I come from Aomori but I’ve lived in Sapporo for years. The snow is great there. People call me a climber but I think of myself as a skier. Most of the time I climb mountains just so I can ski down. I’ve been skiing since I was three. It was different back then: you had to walk to the top first. You’d call it ski-mountaineering now.

When [Edmund] Hillary and Tenzing [Norgay] climbed Everest in 1953 I was at university in Hokkaido and it made a big impression on me. I later became friends with Hillary. He said skiing down Everest was crazy but that if he’d been younger he might have have done the same thing.

I did so many things when I was a young man that when I hit middle age I realised I’d lost my motivation. It was my father [legendary skier Keizo Miura] who inspired me. He skied down Mont Blanc when he was 99 and for his 100th birthday we went to Snowbird Ski Resort in Utah. One hundred and twenty friends and family came from Japan and we all skied down, with him leading the way.

I’ve been lucky. I was caught in an avalanche in Antarctica once and I crashed into a rock when I was skiing down Everest but I’ve always survived. I broke my pelvis and thighbone a few years ago and the doctors said I might not walk properly again but I healed quickly. I’ve been told I have the bone density of a 20-year-old. My weakness is my heart. I have arrhythmia and a blocked artery. I’ve had seven operations but no open-heart surgery yet. I’m an optimist. My artery was 65 per cent blocked so I thought, ‘Well, that means 35 per cent isn’t blocked.’

What I always say to people is that you need a goal. It doesn’t matter how old you are. My next plan is to ski down Cho Oyu [an 8,201-metre mountain between Nepal and Tibet] in 2018. I’ll start training in the Himalayas this spring. When I’m training in Tokyo I wear 5kg weights on each leg, carry a 25kg pack and walk for an hour or two. I also have a hypoxic chamber in my office; it can replicate the altitude of 6,000 metres. The doctors say I need another heart operation so we’ll have to see how things go. I don’t dream about climbing but if I close my eyes I can still see the final approach to the summit of Everest. Nothing beats the view from the top: it’s the gateway to the universe.”


In 2013, Japanese alpinist Yuichiro Miura became the oldest man to reach the summit of Mount Everest, at the age of 80. Miura has skied down many of the world’s highest mountains, including Everest in 1970 – with a crash helmet and parachute – which was filmed and subsequently turned into an Oscar-winning documentary. Today Miura lives in Hokkaido where he skis every day in the winter and is preparing for his next Himalayan adventure in 2018.

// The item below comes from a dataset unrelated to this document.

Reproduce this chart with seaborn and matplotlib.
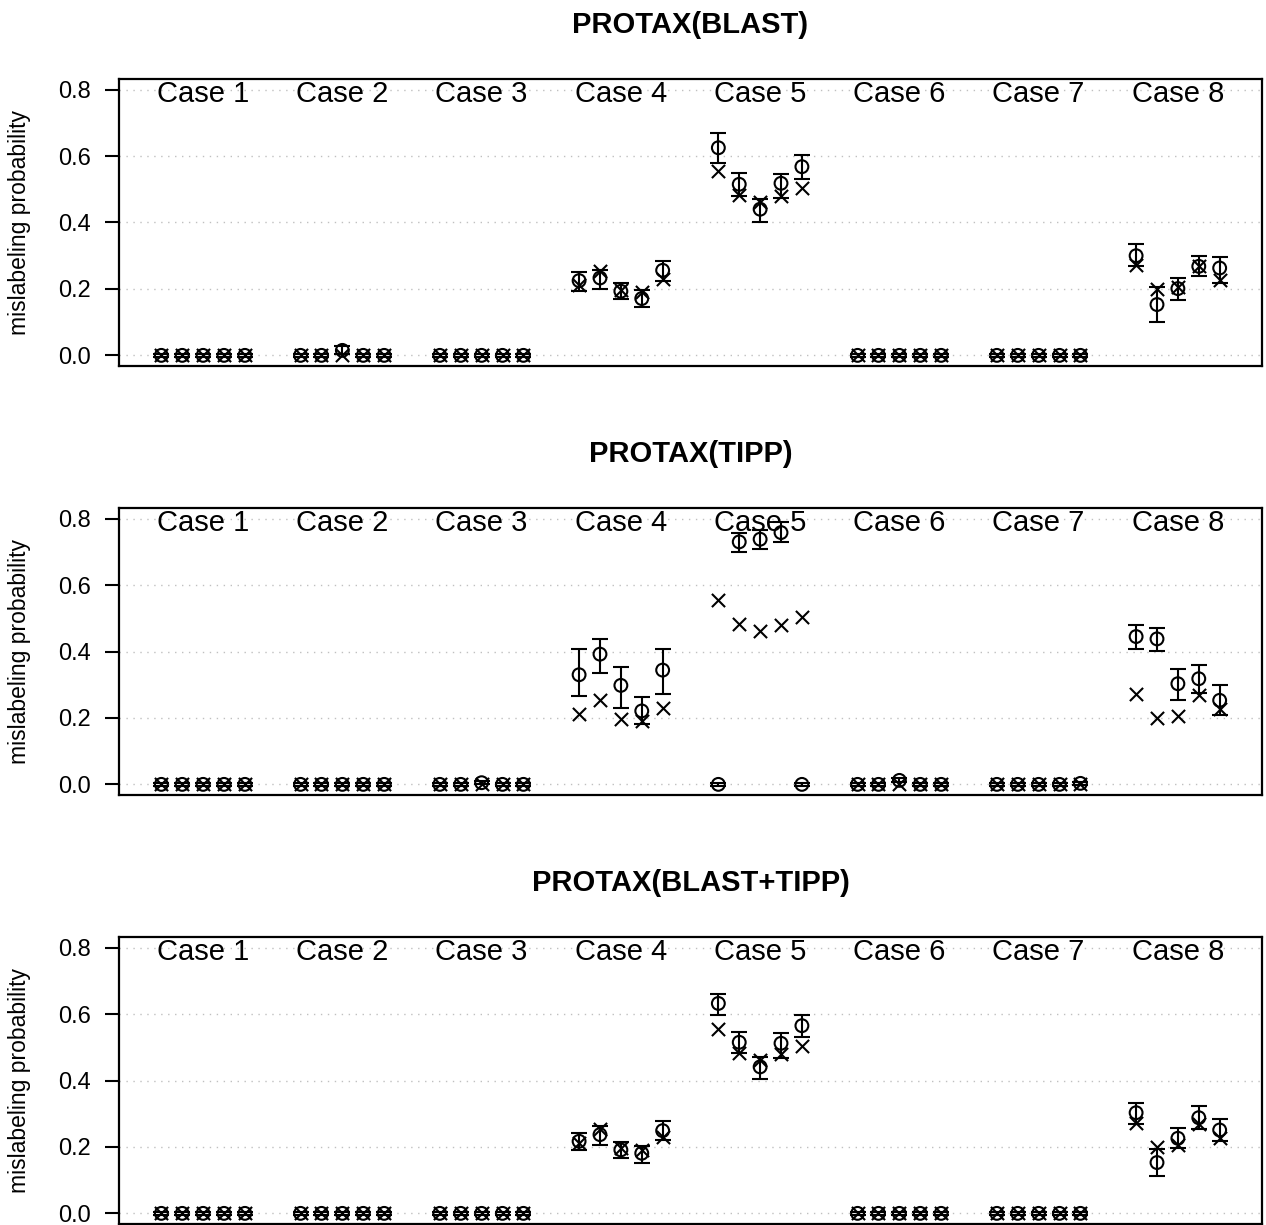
import numpy as np
import pandas as pd
import matplotlib
matplotlib.use("Agg")
import matplotlib.pyplot as plt
import seaborn as sns

# ---------------- data ----------------
cases = ["Case 1", "Case 2", "Case 3", "Case 4", "Case 5", "Case 6", "Case 7", "Case 8"]
offsets = [-0.3, -0.15, 0.0, 0.15, 0.3]
panel_titles = ["PROTAX(BLAST)", "PROTAX(TIPP)", "PROTAX(BLAST+TIPP)"]
yticks = [0.0, 0.2, 0.4, 0.6, 0.8]
ytick_labels = ["0.0", "0.2", "0.4", "0.6", "0.8"]

Z = [0.0, 0.0, 0.0, 0.0, 0.0]
ZL = [-0.004] * 5
ZH = [0.004] * 5

# true mislabeling probabilities (crosses)
true_vals = [
    Z, Z, Z,
    [0.213, 0.254, 0.197, 0.190, 0.230],
    [0.555, 0.483, 0.462, 0.479, 0.505],
    Z, Z,
    [0.273, 0.201, 0.205, 0.270, 0.228],
]

# PROTAX(BLAST) estimates with intervals
blast_est = [Z, [0, 0, 0.015, 0, 0], Z,
             [0.225, 0.233, 0.193, 0.171, 0.256],
             [0.625, 0.515, 0.440, 0.518, 0.568],
             Z, Z,
             [0.300, 0.153, 0.201, 0.268, 0.263]]
blast_lo = [ZL, [-0.004, -0.004, 0.005, -0.004, -0.004], ZL,
            [0.195, 0.200, 0.170, 0.146, 0.223],
            [0.580, 0.480, 0.401, 0.473, 0.530],
            ZL, ZL,
            [0.268, 0.100, 0.166, 0.238, 0.218]]
blast_hi = [ZH, [0.004, 0.004, 0.027, 0.004, 0.004], ZH,
            [0.250, 0.258, 0.218, 0.196, 0.285],
            [0.668, 0.548, 0.471, 0.546, 0.603],
            ZH, ZH,
            [0.335, 0.205, 0.233, 0.300, 0.296]]

# PROTAX(TIPP)
tipp_est = [Z, Z, [0, 0, 0.005, 0, 0],
            [0.330, 0.392, 0.298, 0.221, 0.344],
            [0.000, 0.730, 0.738, 0.758, 0.000],
            [0, 0, 0.012, 0, 0], [0, 0, 0, 0, 0.003],
            [0.445, 0.438, 0.303, 0.318, 0.253]]
tipp_lo = [ZL, ZL, [-0.004, -0.004, 0.001, -0.004, -0.004],
           [0.266, 0.334, 0.231, 0.181, 0.271],
           [-0.004, 0.700, 0.710, 0.729, -0.004],
           [-0.004, -0.004, 0.006, -0.004, -0.004], [-0.004, -0.004, -0.004, -0.004, -0.001],
           [0.408, 0.401, 0.253, 0.275, 0.210]]
tipp_hi = [ZH, ZH, [0.004, 0.004, 0.009, 0.004, 0.004],
           [0.408, 0.437, 0.352, 0.263, 0.407],
           [0.004, 0.757, 0.765, 0.789, 0.004],
           [0.004, 0.004, 0.018, 0.004, 0.004], [0.004, 0.004, 0.004, 0.004, 0.007],
           [0.480, 0.471, 0.348, 0.358, 0.300]]

# PROTAX(BLAST+TIPP)
both_est = [Z, Z, Z,
            [0.217, 0.237, 0.191, 0.181, 0.249],
            [0.632, 0.515, 0.441, 0.512, 0.565],
            Z, Z,
            [0.303, 0.153, 0.226, 0.288, 0.251]]
both_lo = [ZL, ZL, ZL,
           [0.191, 0.206, 0.167, 0.151, 0.221],
           [0.597, 0.482, 0.406, 0.468, 0.530],
           ZL, ZL,
           [0.268, 0.113, 0.196, 0.253, 0.218]]
both_hi = [ZH, ZH, ZH,
           [0.242, 0.264, 0.216, 0.204, 0.279],
           [0.660, 0.545, 0.472, 0.542, 0.597],
           ZH, ZH,
           [0.333, 0.193, 0.258, 0.323, 0.283]]

panels = [(blast_est, blast_lo, blast_hi),
          (tipp_est, tipp_lo, tipp_hi),
          (both_est, both_lo, both_hi)]

# ---------------- figure ----------------
sns.set_theme(style="white")
plt.rcParams["font.family"] = ["Liberation Sans", "DejaVu Sans"]
plt.rcParams["text.color"] = "black"
plt.rcParams["axes.labelcolor"] = "black"
plt.rcParams["ytick.color"] = "black"
plt.rcParams["xtick.color"] = "black"

W, H = 1266, 1225
fig = plt.figure(figsize=(W / 100, H / 100), dpi=100)

# axes boxes in pixels: (left, top, right, bottom)
boxes = [(119, 79, 1262, 366), (119, 508, 1262, 795), (119, 937, 1262, 1224)]

lw = 1.5
for (est, lo, hi), title, (l, t, r, b) in zip(panels, panel_titles, boxes):
    ax = fig.add_axes([l / W, 1 - b / H, (r - l) / W, (b - t) / H])
    rows = []
    for i, c in enumerate(cases):
        for j, off in enumerate(offsets):
            rows.append(dict(x=i + off, est=est[i][j], lo=lo[i][j], hi=hi[i][j],
                             true=true_vals[i][j]))
    df = pd.DataFrame(rows)

    ax.yaxis.grid(True, linestyle=(0, (1, 4)), color="#c0c0c0", linewidth=1.0)
    ax.set_axisbelow(True)

    ax.errorbar(df["x"], df["est"],
                yerr=[df["est"] - df["lo"], df["hi"] - df["est"]],
                fmt="none", ecolor="black", elinewidth=lw, capsize=5.5, capthick=lw, zorder=3)
    sns.scatterplot(data=df, x="x", y="est", marker="o", s=85, facecolors="none",
                    edgecolor="black", linewidth=lw, ax=ax, zorder=4)
    sns.scatterplot(data=df, x="x", y="true", marker="x", s=90, color="black",
                    linewidth=lw, ax=ax, zorder=4)

    for i, c in enumerate(cases):
        ax.text(i, 0.763, c, ha="center", va="baseline", fontsize=21, color="black", zorder=2)

    ax.set_xlim(-0.604, 7.604)
    ax.set_ylim(-0.032, 0.832)
    ax.set_xticks([])
    ax.set_yticks(yticks)
    ax.set_yticklabels(ytick_labels, fontsize=17, color="black")
    ax.tick_params(axis="y", left=True, length=10, width=lw, pad=10, color="black")
    ax.set_xlabel("")
    ax.set_ylabel("mislabeling probability", fontsize=16.5, color="black")
    ax.yaxis.set_label_coords(-0.077, 0.5)
    for s in ax.spines.values():
        s.set_visible(True)
        s.set_color("black")
        s.set_linewidth(1.6)
    ax.text(0.5, 1 + 54 / (b - t), title, transform=ax.transAxes, ha="center",
            va="center", fontsize=21, fontweight="bold", color="black")

fig.savefig("out.png", dpi=100)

Chaco Amemiya is a busy steak restaurant in Sendagaya, Tokyo. It was opened in 1979 by Michio Amemiya, who runs the restaurant with his two sons Toshio and Ryota. Chunky steaks are cooked on a charcoal grill; premium cuts of Australian and Japanese beef are offered at dinner.


To start:
Salad of lettuce, tomato, cucumber, carrot and purple cabbage with thousand-island dressing, French dressing and garlic bread.

Boneless rib-eye and fillet steak, charcoal grilled and served with carrots, sweetcorn, green beans and a baked potato. Miura customised his steak with garlic sauce, soy sauce and a drop of red wine from his glass.

To finish:
Yuzu sorbet then coffee.

To drink:
Concha Y Toro Sunrise cabernet sauvignon 2013 from Chile.


Charcoal-grilled steak

Serves 4

1kg boneless rib-eye steak
1kg fillet steak
Salt, pinch
For garlic sauce:
1 garlic bulb, peeled and crushed
1 tbsp vegetable oil
½ tsp white vinegar


  1. Sprinkle salt on steak. Place on charcoal grill.

  2. Cook very rare at a high temperature (at Chaco Amemiya the steak is cooked for 7 to 8 minutes at 700 to 800C).

  3. For the sauce, mix garlic with oil and vinegar in blender.

  4. Take steak from charcoal grill and transfer to heated plate.

  5. Slice and leave rare or keep cooking to taste.

  6. Place on an imono (metal plate), warmed to 170 to 180C to keep the steak tender.

  7. Serve with vegetables and garlic sauce.